● **Task description**: Take each line containing "page" and report it exactly as written.

● **Information provided**:
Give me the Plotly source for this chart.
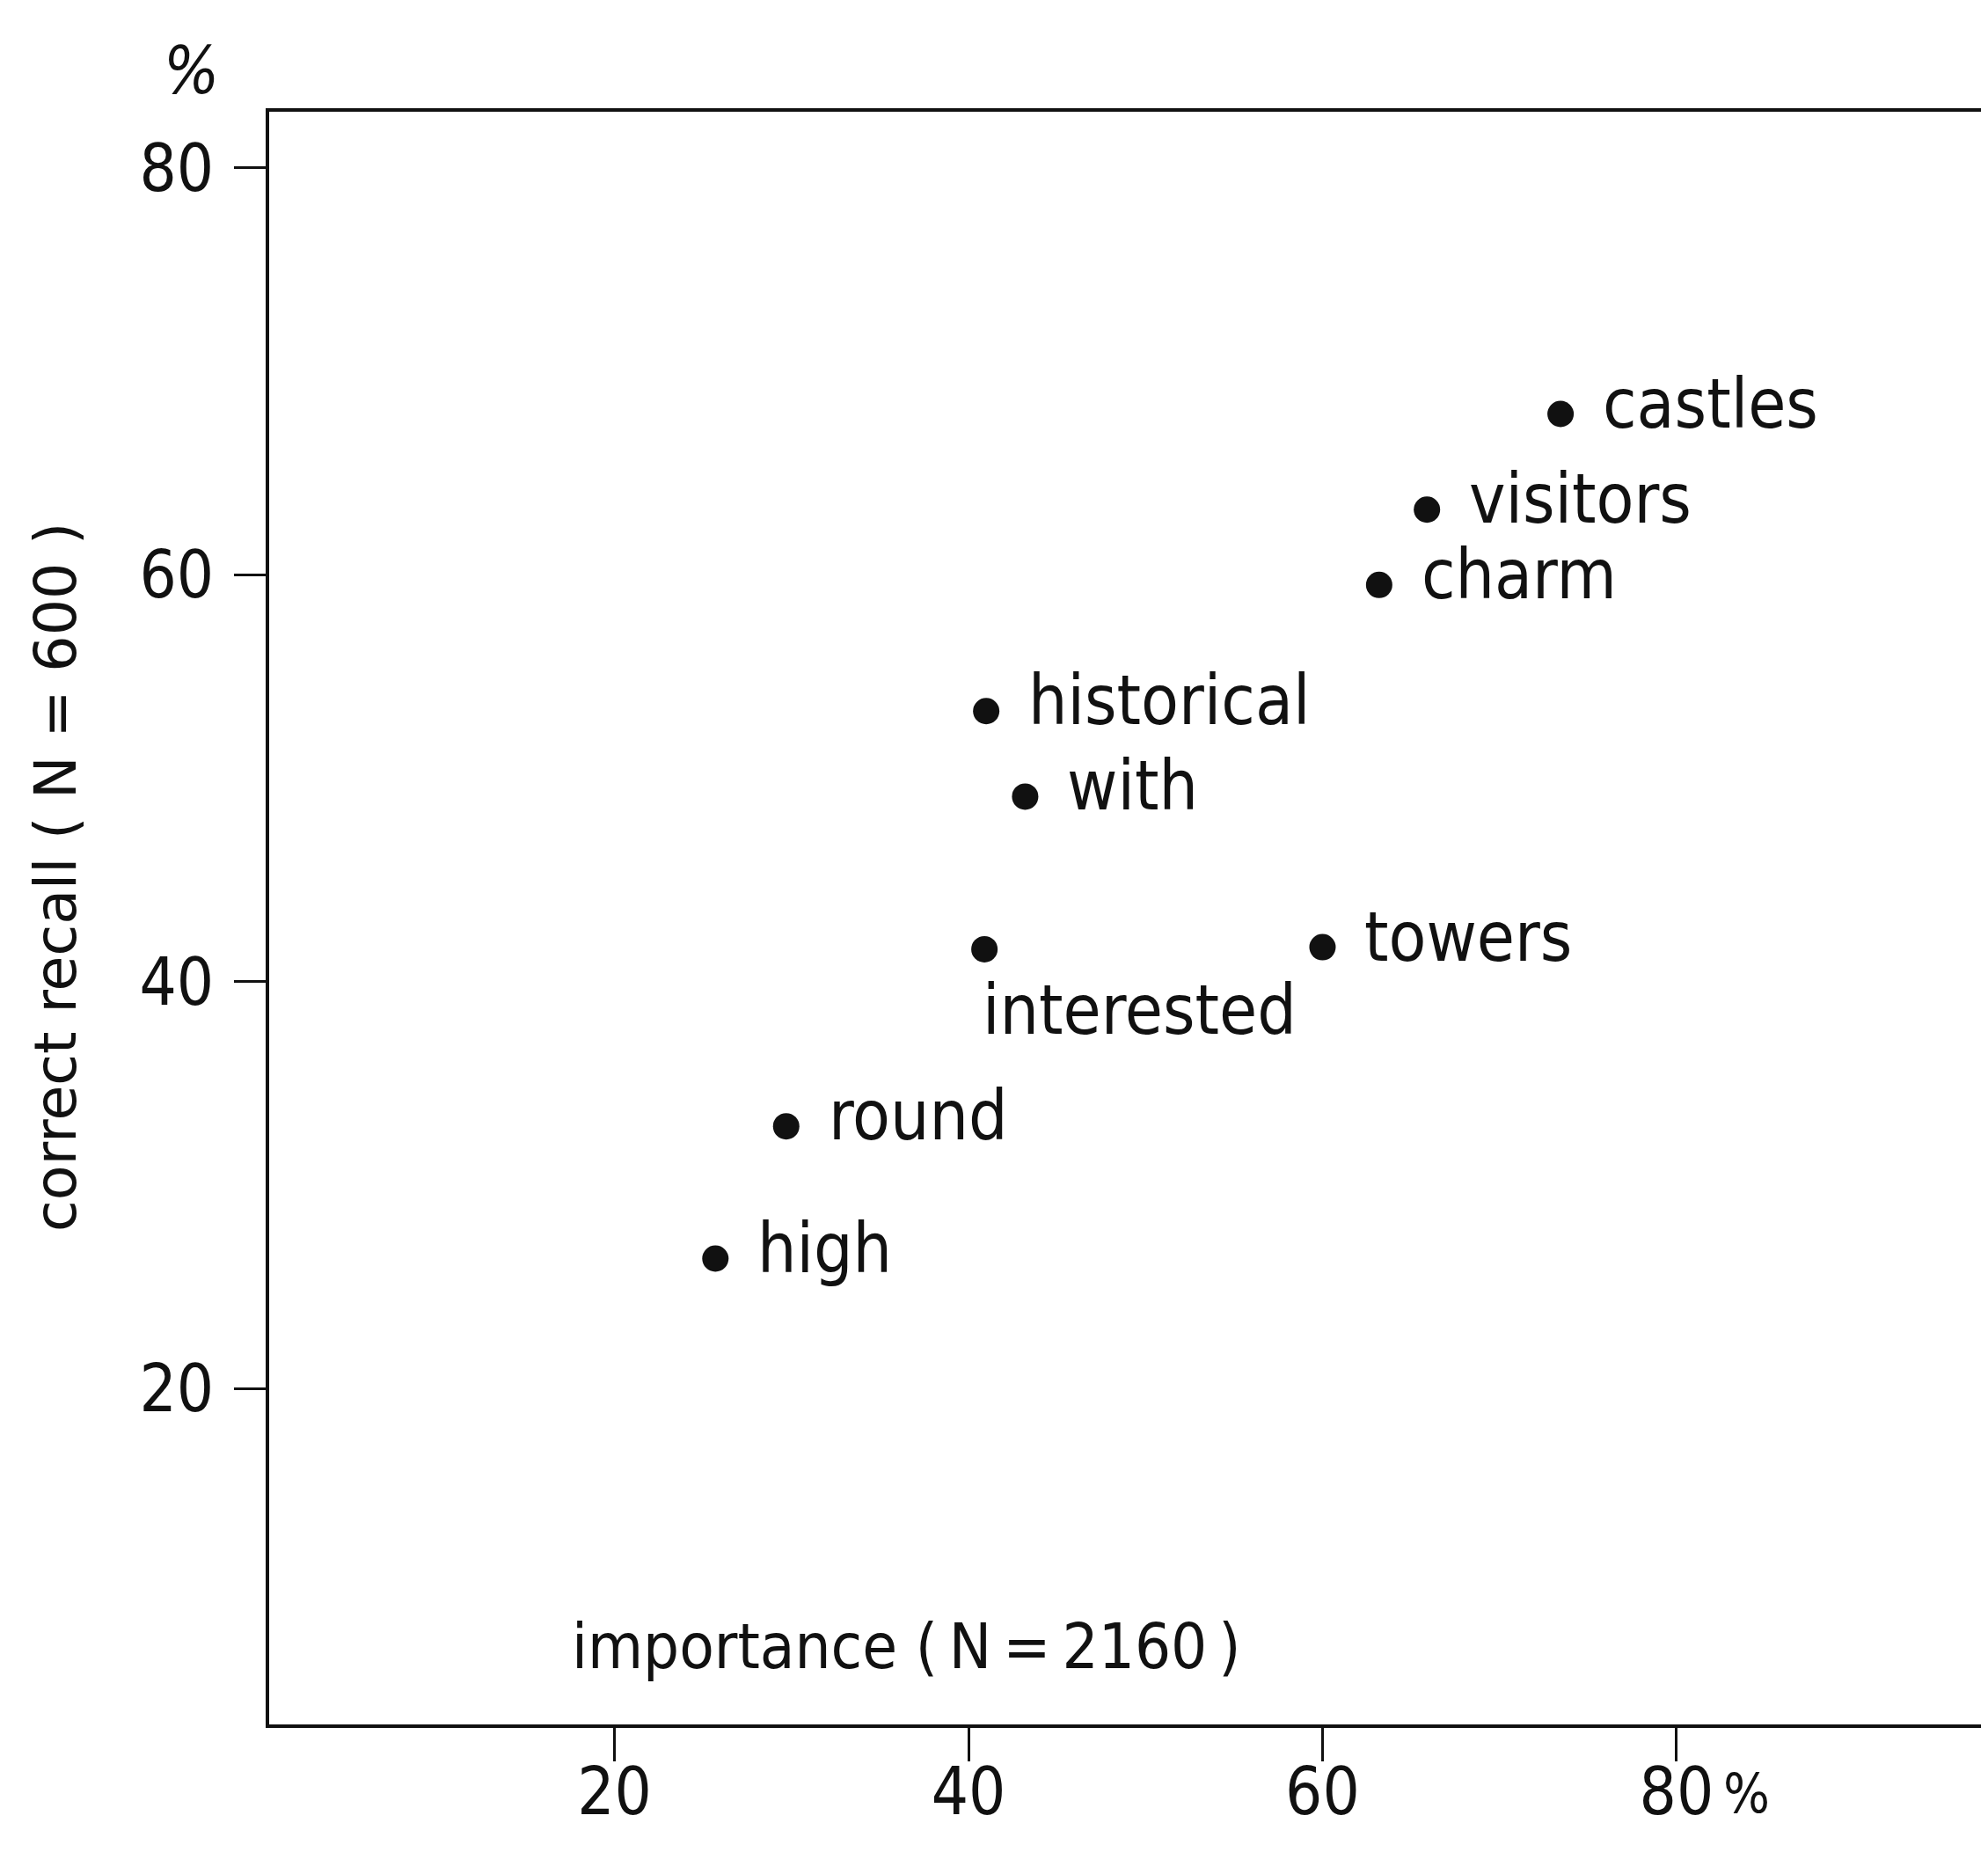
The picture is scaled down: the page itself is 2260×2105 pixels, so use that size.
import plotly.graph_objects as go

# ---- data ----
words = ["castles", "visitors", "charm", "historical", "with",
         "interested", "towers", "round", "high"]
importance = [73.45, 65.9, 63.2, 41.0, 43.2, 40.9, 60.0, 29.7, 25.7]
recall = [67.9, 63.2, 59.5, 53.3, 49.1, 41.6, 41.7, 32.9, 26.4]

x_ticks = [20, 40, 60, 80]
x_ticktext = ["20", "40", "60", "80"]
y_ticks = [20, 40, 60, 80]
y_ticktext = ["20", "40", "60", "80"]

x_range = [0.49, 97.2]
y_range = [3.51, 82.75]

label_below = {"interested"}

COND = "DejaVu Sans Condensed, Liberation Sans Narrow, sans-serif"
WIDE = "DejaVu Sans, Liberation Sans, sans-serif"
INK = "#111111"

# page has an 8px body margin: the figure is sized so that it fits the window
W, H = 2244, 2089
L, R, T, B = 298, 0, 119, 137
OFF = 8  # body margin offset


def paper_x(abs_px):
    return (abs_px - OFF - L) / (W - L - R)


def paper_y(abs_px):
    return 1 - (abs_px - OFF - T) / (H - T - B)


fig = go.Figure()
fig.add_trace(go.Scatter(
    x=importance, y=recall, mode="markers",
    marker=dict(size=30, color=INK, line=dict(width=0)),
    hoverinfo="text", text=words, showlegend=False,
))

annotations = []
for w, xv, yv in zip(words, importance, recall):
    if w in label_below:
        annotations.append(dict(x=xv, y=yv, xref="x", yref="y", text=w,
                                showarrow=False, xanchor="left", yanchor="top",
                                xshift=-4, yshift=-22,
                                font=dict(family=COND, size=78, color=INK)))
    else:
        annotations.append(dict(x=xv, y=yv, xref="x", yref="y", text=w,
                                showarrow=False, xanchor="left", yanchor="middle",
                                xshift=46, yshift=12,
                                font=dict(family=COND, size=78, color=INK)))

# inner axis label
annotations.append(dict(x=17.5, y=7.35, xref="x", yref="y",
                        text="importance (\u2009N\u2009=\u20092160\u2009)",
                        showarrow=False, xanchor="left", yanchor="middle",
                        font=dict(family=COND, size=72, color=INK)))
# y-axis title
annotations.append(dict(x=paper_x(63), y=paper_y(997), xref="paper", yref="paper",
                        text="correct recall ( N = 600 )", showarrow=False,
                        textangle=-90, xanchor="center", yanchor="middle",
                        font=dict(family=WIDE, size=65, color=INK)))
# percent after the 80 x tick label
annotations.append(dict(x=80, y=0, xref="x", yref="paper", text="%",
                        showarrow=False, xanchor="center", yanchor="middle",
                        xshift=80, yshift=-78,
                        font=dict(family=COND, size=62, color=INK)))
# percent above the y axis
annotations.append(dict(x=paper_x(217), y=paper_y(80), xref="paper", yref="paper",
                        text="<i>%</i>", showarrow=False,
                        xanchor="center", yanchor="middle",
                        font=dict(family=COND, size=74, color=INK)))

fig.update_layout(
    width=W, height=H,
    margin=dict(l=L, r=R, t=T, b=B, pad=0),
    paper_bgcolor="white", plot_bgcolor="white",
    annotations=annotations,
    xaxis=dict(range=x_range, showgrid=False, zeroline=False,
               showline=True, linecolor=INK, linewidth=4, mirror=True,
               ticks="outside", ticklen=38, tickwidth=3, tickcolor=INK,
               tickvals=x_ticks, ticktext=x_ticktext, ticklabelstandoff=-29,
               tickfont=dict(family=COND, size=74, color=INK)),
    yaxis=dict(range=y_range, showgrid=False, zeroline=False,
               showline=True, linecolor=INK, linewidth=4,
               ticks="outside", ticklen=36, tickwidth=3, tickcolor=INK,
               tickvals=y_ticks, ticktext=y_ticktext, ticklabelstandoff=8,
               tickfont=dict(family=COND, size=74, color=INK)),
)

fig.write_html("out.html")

● **Response**:
The picture is scaled down: the page itself is 2260×2105 pixels, so use that size.
# page has an 8px body margin: the figure is sized so that it fits the window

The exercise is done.